Jackson told ESPN's Lisa Salters that he didn't give 100 percent effort last season because he was worried about getting injured before signing a new contract. As a result, Jackson had a down year, catching just 58 passes for 961 yards and four touchdowns.
The 25-year-old Cal product got his contract this offseason, signing a five-year, $51 million extension. With that new contract in his hands, his production should theoretically increase this season.
Jackson can be one of the NFL's most explosive players when properly motivated. In 2010, he played 14 games and finished with just 47 catches, but he also racked up 1,056 yards for an average of 22.5 yards per catch.
While Jeremy Maclin will certainly cut into his reception numbers, Jackson should still be able to make explosive plays. He should also see more single coverage thanks to Maclin's emergence and the continuing development of multi-threat running back LeSean McCoy.

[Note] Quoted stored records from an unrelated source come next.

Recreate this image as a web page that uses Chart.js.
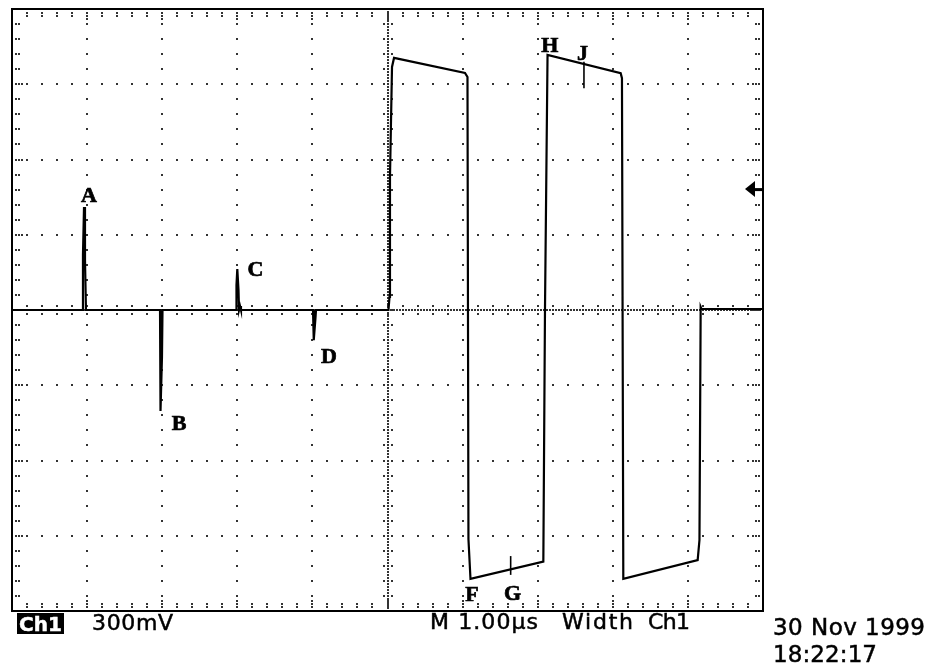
<!DOCTYPE html>
<html>
<head>
<meta charset="utf-8">
<title>Ch1 300mV - M 1.00us Width Ch1</title>
<script src="https://cdn.jsdelivr.net/npm/chart.js@4.4.1/dist/chart.umd.min.js"></script>
<style>
  html, body { margin: 0; padding: 0; background: #fff; }
  canvas { display: block; }
</style>
</head>
<body>
<canvas id="scopeChart" width="931" height="668"></canvas>
<script>
'use strict';

// trace of Ch1: time in us (1.00 us / div), level in mV (300 mV / div)
var traceTime = [
  0, 0.939, 0.945, 0.959, 0.972, 0.985,
  1.971, 1.975, 1.980, 1.997, 2.004,
  2.983, 2.989, 3.000, 3.016, 3.023, 3.036, 3.049,
  4.008, 4.015, 4.021, 4.041, 4.048,
  5.013, 5.027, 5.033, 5.060, 5.087, 6.032, 6.065, 6.078, 6.105,
  7.075, 7.097, 7.131, 8.105, 8.122, 8.140,
  9.130, 9.154, 9.170, 9.181, 10
];
var traceLevel = [
  0, 0, 219, 411, 199, 0,
  0, -211, -403, -187, 0,
  0, 100, 163, 80, 0, 16, 0,
  0, -60, -120, -32, 0,
  0, 52, 530, 969, 1005, 945, 929, -914, -1072,
  -1003, 0, 1017, 944, 924, -1072,
  -997, -917, 12, 4, 4
];

// cursor ticks at G and J
var cursorTime = [6.64, 7.616];
var cursorLow = [-1056, 884];
var cursorHigh = [-981, 990];

// letters written on the screen
var labelText = ['A', 'B', 'C', 'D', 'F', 'G', 'H', 'J'];
var labelTime = [1.025, 2.224, 3.242, 4.221, 6.125, 6.664, 7.160, 7.597];
var labelLevel = [458, -449, 165, -185, -1134, -1128, 1056, 1023];

// graticule divisions
var xDivisions = [0, 1, 2, 3, 4, 5, 6, 7, 8, 9, 10];
var yDivisions = [-1200, -900, -600, -300, 0, 300, 600, 900, 1200];

// trigger level marker on the right edge
var triggerLevel = 482;

function points(xs, ys) {
  return xs.map(function(x, i) { return { x: x, y: ys[i] }; });
}

function dot(ctx, x, y) {
  ctx.fillRect(Math.round(x) - 1, Math.round(y) - 1, 2, 2);
}

/** dotted graticule, border ticks and centre line crosses */
var graticule = {
  id: 'graticule',
  beforeDatasetsDraw: function(chart) {
    var ctx = chart.ctx, ca = chart.chartArea;
    var xs = chart.scales.x, ys = chart.scales.y;
    var nx = xDivisions.length - 1, ny = yDivisions.length - 1;
    var xStep = (xDivisions[nx] - xDivisions[0]) / nx;
    var yStep = (yDivisions[ny] - yDivisions[0]) / ny;
    var xc = xs.getPixelForValue(xDivisions[nx / 2]);
    var yc = ys.getPixelForValue(yDivisions[ny / 2]);
    var i, j, px, py;

    ctx.save();
    ctx.fillStyle = '#333';

    // vertical dotted lines
    for (i = 1; i < nx; i++) {
      px = xs.getPixelForValue(xDivisions[i]);
      var fineY = (i === nx / 2) ? 25 : 5;
      for (j = 1; j < ny * fineY; j++) {
        dot(ctx, px, ys.getPixelForValue(yDivisions[0] + j * yStep / fineY));
      }
    }
    // horizontal dotted lines
    for (i = 1; i < ny; i++) {
      py = ys.getPixelForValue(yDivisions[i]);
      var fineX = (i === ny / 2) ? 25 : 5;
      for (j = 1; j < nx * fineX; j++) {
        dot(ctx, xs.getPixelForValue(xDivisions[0] + j * xStep / fineX), py);
      }
    }
    // crosses on the centre lines
    for (j = 1; j < ny * 5; j++) {
      py = ys.getPixelForValue(yDivisions[0] + j * yStep / 5);
      dot(ctx, xc - 4, py);
      dot(ctx, xc + 4, py);
    }
    for (j = 1; j < nx * 5; j++) {
      px = xs.getPixelForValue(xDivisions[0] + j * xStep / 5);
      dot(ctx, px, yc - 4);
      dot(ctx, px, yc + 4);
    }
    // ticks on the border
    for (j = 1; j < nx * 5; j++) {
      px = xs.getPixelForValue(xDivisions[0] + j * xStep / 5);
      var nT = (j % 5 === 0) ? 3 : 2;
      for (var k = 1; k <= nT; k++) {
        dot(ctx, px, ca.top + 1 + k * 3);
        dot(ctx, px, ca.bottom - 1 - k * 3);
      }
    }
    for (j = 1; j < ny * 5; j++) {
      py = ys.getPixelForValue(yDivisions[0] + j * yStep / 5);
      var nL = (j % 5 === 0) ? 3 : 2;
      for (var m = 1; m <= nL; m++) {
        dot(ctx, ca.left + 1 + m * 3, py);
        dot(ctx, ca.right - 1 - m * 3, py);
      }
    }
    ctx.restore();
  },
  afterDatasetsDraw: function(chart) {
    var ctx = chart.ctx, ca = chart.chartArea;
    var xs = chart.scales.x, ys = chart.scales.y;

    ctx.save();
    ctx.strokeStyle = '#000';
    ctx.lineWidth = 2;
    ctx.strokeRect(ca.left, ca.top, ca.right - ca.left, ca.bottom - ca.top);

    // trigger arrow
    var ty = ys.getPixelForValue(triggerLevel);
    ctx.fillStyle = '#000';
    ctx.beginPath();
    ctx.moveTo(ca.right - 18, ty);
    ctx.lineTo(ca.right - 8, ty - 8);
    ctx.lineTo(ca.right - 8, ty + 8);
    ctx.closePath();
    ctx.fill();
    ctx.fillRect(ca.right - 9, ty - 1, 9, 3);

    // letters, a thin stroke makes them as heavy as the screen font
    ctx.font = 'bold 22px "Liberation Serif", serif';
    ctx.textAlign = 'center';
    ctx.textBaseline = 'alphabetic';
    ctx.lineWidth = 0.7;
    labelText.forEach(function(t, i) {
      var lx = xs.getPixelForValue(labelTime[i]);
      var ly = ys.getPixelForValue(labelLevel[i]) + 7;
      ctx.fillText(t, lx, ly);
      ctx.strokeText(t, lx, ly);
    });
    ctx.restore();
  }
};

/** stretches a text to a given width */
function fitText(ctx, text, x, baseline, width) {
  ctx.letterSpacing = '0px';
  var w = ctx.measureText(text).width;
  ctx.letterSpacing = ((width - w) / (text.length - 1)) + 'px';
  ctx.fillText(text, x, baseline);
  ctx.strokeText(text, x, baseline);
  ctx.letterSpacing = '0px';
}

/** status line below the screen */
var statusLine = {
  id: 'statusLine',
  afterDraw: function(chart) {
    var ctx = chart.ctx;
    ctx.save();
    ctx.textAlign = 'left';
    ctx.textBaseline = 'alphabetic';
    ctx.lineWidth = 0.5;

    ctx.fillStyle = '#000';
    ctx.fillRect(17, 613, 47, 21);
    ctx.fillStyle = '#fff';
    ctx.strokeStyle = '#fff';
    ctx.font = 'bold 20px "DejaVu Sans", sans-serif';
    fitText(ctx, 'Ch1', 19, 631, 43);

    ctx.fillStyle = '#000';
    ctx.strokeStyle = '#000';
    ctx.font = '22px "DejaVu Sans", sans-serif';
    fitText(ctx, '300mV', 92, 630, 81);
    fitText(ctx, 'M 1.00\u00b5s', 430, 629, 108);
    fitText(ctx, 'Width', 562, 629, 71);
    fitText(ctx, 'Ch1', 648, 629, 42);

    ctx.font = '23px "DejaVu Sans", sans-serif';
    fitText(ctx, '30 Nov 1999', 773, 635, 152);
    fitText(ctx, '18:22:17', 773, 662, 104);
    ctx.restore();
  }
};

var datasets = [{
  label: 'Ch1',
  data: points(traceTime, traceLevel),
  borderColor: '#000',
  borderWidth: 2.2
}];
cursorTime.forEach(function(t, i) {
  datasets.push({
    label: 'cursor ' + (i + 1),
    data: points([t, t], [cursorLow[i], cursorHigh[i]]),
    borderColor: '#000',
    borderWidth: 1.6
  });
});

var ctx = document.getElementById('scopeChart').getContext('2d');
new Chart(ctx, {
  type: 'line',
  data: { datasets: datasets },
  options: {
    responsive: false,
    animation: false,
    layout: { padding: { left: 12, top: 9, right: 168, bottom: 57 } },
    plugins: {
      legend: { display: false },
      tooltip: { enabled: false }
    },
    elements: {
      point: { radius: 0 },
      line: { tension: 0 }
    },
    scales: {
      x: { type: 'linear', min: xDivisions[0], max: xDivisions[xDivisions.length - 1], display: false },
      y: { type: 'linear', min: yDivisions[0], max: yDivisions[yDivisions.length - 1], display: false }
    }
  },
  plugins: [graticule, statusLine]
});
</script>
</body>
</html>
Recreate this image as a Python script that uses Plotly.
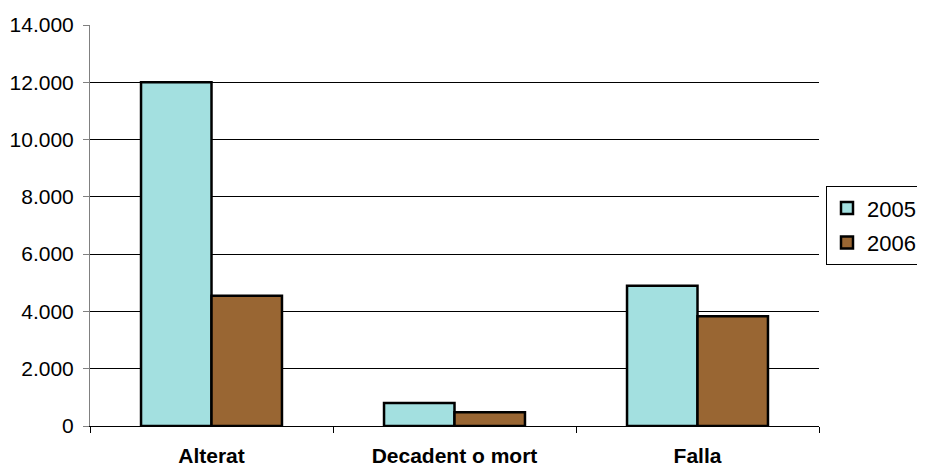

If quarterback Michael Vick is healthy this season, Jackson should top 65 receptions, which would be a career high. I also expect him to be among the NFL leaders in yards per catch. He should finish the season with at least 1,100 yards and eight touchdowns as well.
In addition to his numbers, Jackson's speed and playmaking ability will open up the field for Philadelphia's offense. McCoy should find more running room, and Maclin will also face single coverage more often than not.
If he is properly motivated and healthy, Jackson is one of the most dangerous players in the NFL. Now that he has a new contract, there is no reason for him to hold back anymore. He should go back to being a playmaker the Eagles can rely on.